Ok. So I got an interesting email yesterday, and it begs for a response. I owe it to those of you playing along at home. And somehow I feel like I owe it to myself. To explain, that is. Or to try and understand for myself. So here goes.
I’ve gotten this sort of email before, and I appreciate it. Basically, Hannah (who I don’t think I know, or I don’t know how I know) succinctly (and eloquently) responded to the frustration and aggravation that has been a recent thread in these pages.
“[Your] skewed vision of achievement annoys me,” Hannah wrote. “When I think of playing the Wagner version of ‘Babylon’ when watching the naked winter trees outside my window, pondering about childhood dreams lost and gone and washing away the dust of everyday life between the hours of 12 – 1 A.M daily – or when my roommate asks me routinely to play either ‘Dear Elizabeth’ by Benjamin Wagner or ‘Anna Begins’ by Counting Crows on my laptop as she snuggles with a hand-made quilt hugging herself whilst staring at the ceiling, smiling and feeling all the more relaxed as she reminisces about her grandmother she lost to cancer this past Autumn.”
Wow, right? Amazing.
So she’s encouraging me to not throw in towel, and maybe calling me on sounding a little too whiny, a little too Adam Duritz (you want whiny? Read his daily journal!), which I appreciate. A lot. But however odd or dysfunctional or narcissistic it is of me to keep this little public record of my life, it’s not a comprehensive representation of what’s going on. Words fail. Time runs out. And I gotta’ keep some stuff to myself. Fame is not the frustration here. I’m not entirely sure it was the goal, or is why I’ve lost a little steam of late. I can’t say that some sort of material or external measurements of success don’t have a bearing. Maybe it’s fatigue. Or old age. I’m not entirely sure.
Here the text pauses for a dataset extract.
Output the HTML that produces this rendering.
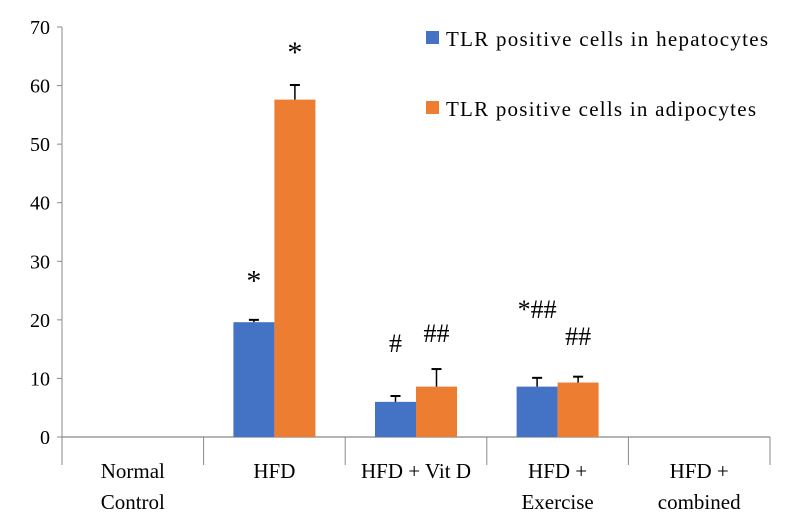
<!DOCTYPE html>
<html><head><meta charset="utf-8"><style>
body{margin:0;background:#fff;}
svg text{font-family:"Liberation Serif",serif;fill:#000;}
</style></head><body>
<svg id="chart" width="786" height="526">
<g id="axes"></g><g id="bars"></g><g id="labels"></g>
<g>
<rect x="426" y="31" width="13" height="13" fill="#4472c4"/>
<text x="446" y="46" font-size="21" textLength="322" lengthAdjust="spacing">TLR positive cells in hepatocytes</text>
<rect x="426" y="101" width="13" height="13" fill="#ed7d31"/>
<text x="446" y="116" font-size="21" textLength="310" lengthAdjust="spacing">TLR positive cells in adipocytes</text>
</g>
</svg>
<script>
const categories=[["Normal","Control"],["HFD"],["HFD + Vit D"],["HFD +","Exercise"],["HFD +","combined"]];
const hepatocytes=[0,19.6,6.0,8.6,0];
const hepErr=[0,0.4,1.0,1.5,0];
const adipocytes=[0,57.6,8.6,9.3,0];
const adiErr=[0,2.5,3.0,1.0,0];
const hepMarks=["","*","#","*##",""];
const adiMarks=["","*","##","##",""];
const hepMarkAt=[0,25,14.5,20.3,0];
const adiMarkAt=[0,64,16.2,15.7,0];
const yTicks=[0,10,20,30,40,50,60,70];

const NS="http://www.w3.org/2000/svg";
const x0=62,x1=770,y0=437,yTop=27,yMax=70;
const step=(x1-x0)/categories.length;
const y=v=>y0-(v/yMax)*(y0-yTop);
const cx=i=>x0+step*(i+0.5);
const bw=41;
function mk(tag,attrs,parent,name,txt){const e=document.createElementNS(NS,tag);for(const k in attrs)e.setAttribute(k,attrs[k]);


if(txt!==undefined)e.textContent=txt;parent.appendChild(e);return e;}
const axes=document.getElementById('axes'),bars=document.getElementById('bars'),labels=document.getElementById('labels');
mk('line',{x1:x0,y1:yTop,x2:x0,y2:y0,stroke:'#888','stroke-width':1},axes,'y-axis-line');
mk('line',{x1:x0,y1:y0,x2:x1,y2:y0,stroke:'#888','stroke-width':1.3},axes,'x-axis-line');
yTicks.forEach(t=>{
  mk('line',{x1:x0-5,y1:y(t),x2:x0,y2:y(t),stroke:'#888'},axes,'y-tick');
  mk('text',{x:x0-12,y:y(t)+7,'font-size':20,'text-anchor':'end'},axes,'y-tick-label',t);
});
for(let i=0;i<=categories.length;i++){
  mk('line',{x1:x0+step*i,y1:y0,x2:x0+step*i,y2:y0+28,stroke:'#888'},axes,'x-tick');
}
categories.forEach((c,i)=>{
  c.forEach((ln,j)=>mk('text',{x:cx(i),y:y0+41+j*31,'font-size':21,'text-anchor':'middle'},labels,'x-category-label',ln));
  [[hepatocytes,hepErr,hepMarks,hepMarkAt,'#4472c4',-bw],[adipocytes,adiErr,adiMarks,adiMarkAt,'#ed7d31',0]].forEach(([vals,err,marks,at,col,off],s)=>{
    const v=vals[i];
    if(v>0){
      const bx=cx(i)+off;
      mk('rect',{x:bx,y:y(v),width:bw,height:y0-y(v),fill:col},bars,s?'bar-adipocytes':'bar-hepatocytes');
      const mx=bx+bw/2;
      mk('line',{x1:mx,y1:y(v),x2:mx,y2:y(v+err[i]),stroke:'#000','stroke-width':1.5},bars,'error-bar');
      mk('line',{x1:mx-5,y1:y(v+err[i]),x2:mx+5,y2:y(v+err[i]),stroke:'#000','stroke-width':2},bars,'error-cap');
    }
    if(marks[i]){
      const isStar=marks[i]==='*';
      mk('text',{x:cx(i)+off+bw/2,y:y(at[i]),'font-size':isStar?30:26,'text-anchor':'middle'},labels,'significance-mark',marks[i]);
    }
  });
});
</script>
</body></html>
Lemme’ try and elaborate.
Yes, I’m restless. I’m in some sort of transition. I’m 31-years-old. I’m not a kid. The rocknroll fantasies and romantic delusions that hatched as a 11-year-old reading Rolling Stone and listening to Styx as my violently divorcing parents shuttled me back and forth between Philadelphia and Chicago, the “when everybody loves you / that’s just as happy as you can be” that fueled my twenties, are being tempered by time and reality. The reality is, recording and touring is expensive. I’ve spent well over $25,000 — just a guess, probably double that — in the last ten years as a “solo singer/songwriter.” The financial return has been minimal. It feels like the energy I’ve put into spreading my music — which, for the record, I believe very strongly in, and absolutely believe is on par with anything out there (that’s not the issue) — has been returned to me about 10%. The rest gets lost to the universe. Yes, I’d like a label deal. Yes, I’d like to be on the radio. I’d like to play shows every night. I’d like to see a hear full of people singing along. And I’ve had glimpses into all of that. And it ends up being less than I’d hoped.
I’m meandering. Thing is, I appreciate — really, really, really — that “Dear Elizabeth” means something to somebody, and has helped anyone in any small way. God knows it helped me. That’s why I wrote it. That’s why I write songs. Not to get famous, or get on the radio, not to sell records, but to let something — some emotion, some thought, some unsettled something — out. That motive remains pure, and rewarded, and the foundation of everything that matters to me. Still, it gets more and more difficult to put that emotion out there, to toss that money into the great beyond, and to remain hopeful when I feel like a tree falling in a semi-populated forest. Doesn’t mean I’m not grateful that YOU are there, are here, with me. I am. So grateful.
Thanks you Hannah, and Keith, and Amy, and Claire, and everyone who’s ever written — not to mention my parents and my brother and friends and all the people who have done so much to make this possible and meaningful. Your support and your emails are terrific fuel. I will continue to write songs. And record and release them in some capacity. And I hope you’ll keep writing. And reading. And maybe someday, watching on the big screen.
I won’t give up, I won’t give in, I will persist. I promise.